[Start]
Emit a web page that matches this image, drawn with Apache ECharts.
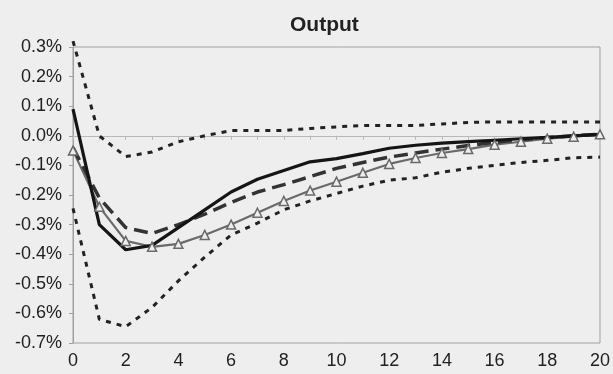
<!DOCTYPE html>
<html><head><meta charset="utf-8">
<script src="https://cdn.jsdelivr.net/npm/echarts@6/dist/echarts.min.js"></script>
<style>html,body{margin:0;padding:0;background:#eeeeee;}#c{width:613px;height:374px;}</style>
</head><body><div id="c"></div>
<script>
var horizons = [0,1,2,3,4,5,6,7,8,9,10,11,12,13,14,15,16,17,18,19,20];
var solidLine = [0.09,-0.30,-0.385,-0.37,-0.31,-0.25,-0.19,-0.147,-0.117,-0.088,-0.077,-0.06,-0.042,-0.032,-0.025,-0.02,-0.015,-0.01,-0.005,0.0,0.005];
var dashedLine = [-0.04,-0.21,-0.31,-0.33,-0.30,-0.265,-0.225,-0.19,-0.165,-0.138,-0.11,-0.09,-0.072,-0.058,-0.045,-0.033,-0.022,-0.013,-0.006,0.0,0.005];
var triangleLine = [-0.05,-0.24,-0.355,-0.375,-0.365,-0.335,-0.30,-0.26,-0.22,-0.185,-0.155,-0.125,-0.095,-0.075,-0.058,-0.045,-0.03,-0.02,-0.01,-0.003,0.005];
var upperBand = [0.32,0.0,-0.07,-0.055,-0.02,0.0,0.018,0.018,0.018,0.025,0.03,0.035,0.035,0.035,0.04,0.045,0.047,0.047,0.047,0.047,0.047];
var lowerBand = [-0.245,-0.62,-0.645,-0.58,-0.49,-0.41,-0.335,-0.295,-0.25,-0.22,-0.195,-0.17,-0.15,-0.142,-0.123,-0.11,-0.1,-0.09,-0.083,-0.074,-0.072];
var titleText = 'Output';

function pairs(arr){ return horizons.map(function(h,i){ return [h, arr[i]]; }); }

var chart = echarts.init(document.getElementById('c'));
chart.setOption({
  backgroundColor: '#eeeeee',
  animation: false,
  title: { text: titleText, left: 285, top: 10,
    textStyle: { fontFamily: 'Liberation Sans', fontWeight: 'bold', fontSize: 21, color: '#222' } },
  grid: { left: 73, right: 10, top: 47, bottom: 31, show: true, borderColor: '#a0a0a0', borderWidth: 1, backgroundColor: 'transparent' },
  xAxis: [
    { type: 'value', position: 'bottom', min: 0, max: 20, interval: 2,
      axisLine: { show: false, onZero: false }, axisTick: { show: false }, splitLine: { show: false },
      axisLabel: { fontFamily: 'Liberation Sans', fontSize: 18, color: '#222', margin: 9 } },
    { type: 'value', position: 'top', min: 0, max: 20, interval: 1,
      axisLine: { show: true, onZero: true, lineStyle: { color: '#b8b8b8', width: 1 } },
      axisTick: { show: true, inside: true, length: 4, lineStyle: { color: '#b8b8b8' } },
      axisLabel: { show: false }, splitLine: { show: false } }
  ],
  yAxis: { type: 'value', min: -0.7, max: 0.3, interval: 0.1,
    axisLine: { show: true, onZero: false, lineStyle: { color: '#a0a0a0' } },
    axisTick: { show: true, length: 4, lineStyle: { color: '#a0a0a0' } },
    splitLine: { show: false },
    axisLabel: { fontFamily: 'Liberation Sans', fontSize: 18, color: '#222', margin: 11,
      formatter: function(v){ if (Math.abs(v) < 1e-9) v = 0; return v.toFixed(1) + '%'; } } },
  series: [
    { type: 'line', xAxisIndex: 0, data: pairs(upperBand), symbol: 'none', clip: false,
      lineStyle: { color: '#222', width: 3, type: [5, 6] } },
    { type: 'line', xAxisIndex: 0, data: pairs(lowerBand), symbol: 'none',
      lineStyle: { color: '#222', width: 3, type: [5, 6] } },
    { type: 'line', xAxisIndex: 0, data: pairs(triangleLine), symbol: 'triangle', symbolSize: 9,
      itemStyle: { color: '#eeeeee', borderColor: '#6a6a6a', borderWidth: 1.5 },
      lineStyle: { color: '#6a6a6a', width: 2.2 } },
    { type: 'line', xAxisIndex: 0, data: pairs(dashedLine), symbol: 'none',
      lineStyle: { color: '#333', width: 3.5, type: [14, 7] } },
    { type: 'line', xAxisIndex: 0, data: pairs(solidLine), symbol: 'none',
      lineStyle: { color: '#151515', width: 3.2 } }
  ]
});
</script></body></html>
[End]
YOUR TASK
Each line from the top of the material through the line containing "return [h, arr[i]];" should be reproduced exactly; please drop any images.

RESPONSE
Emit a web page that matches this image, drawn with Apache ECharts.
<!DOCTYPE html>
<html><head><meta charset="utf-8">
<script src="https://cdn.jsdelivr.net/npm/echarts@6/dist/echarts.min.js"></script>
<style>html,body{margin:0;padding:0;background:#eeeeee;}#c{width:613px;height:374px;}</style>
</head><body><div id="c"></div>
<script>
var horizons = [0,1,2,3,4,5,6,7,8,9,10,11,12,13,14,15,16,17,18,19,20];
var solidLine = [0.09,-0.30,-0.385,-0.37,-0.31,-0.25,-0.19,-0.147,-0.117,-0.088,-0.077,-0.06,-0.042,-0.032,-0.025,-0.02,-0.015,-0.01,-0.005,0.0,0.005];
var dashedLine = [-0.04,-0.21,-0.31,-0.33,-0.30,-0.265,-0.225,-0.19,-0.165,-0.138,-0.11,-0.09,-0.072,-0.058,-0.045,-0.033,-0.022,-0.013,-0.006,0.0,0.005];
var triangleLine = [-0.05,-0.24,-0.355,-0.375,-0.365,-0.335,-0.30,-0.26,-0.22,-0.185,-0.155,-0.125,-0.095,-0.075,-0.058,-0.045,-0.03,-0.02,-0.01,-0.003,0.005];
var upperBand = [0.32,0.0,-0.07,-0.055,-0.02,0.0,0.018,0.018,0.018,0.025,0.03,0.035,0.035,0.035,0.04,0.045,0.047,0.047,0.047,0.047,0.047];
var lowerBand = [-0.245,-0.62,-0.645,-0.58,-0.49,-0.41,-0.335,-0.295,-0.25,-0.22,-0.195,-0.17,-0.15,-0.142,-0.123,-0.11,-0.1,-0.09,-0.083,-0.074,-0.072];
var titleText = 'Output';

function pairs(arr){ return horizons.map(function(h,i){ return [h, arr[i]]; }); }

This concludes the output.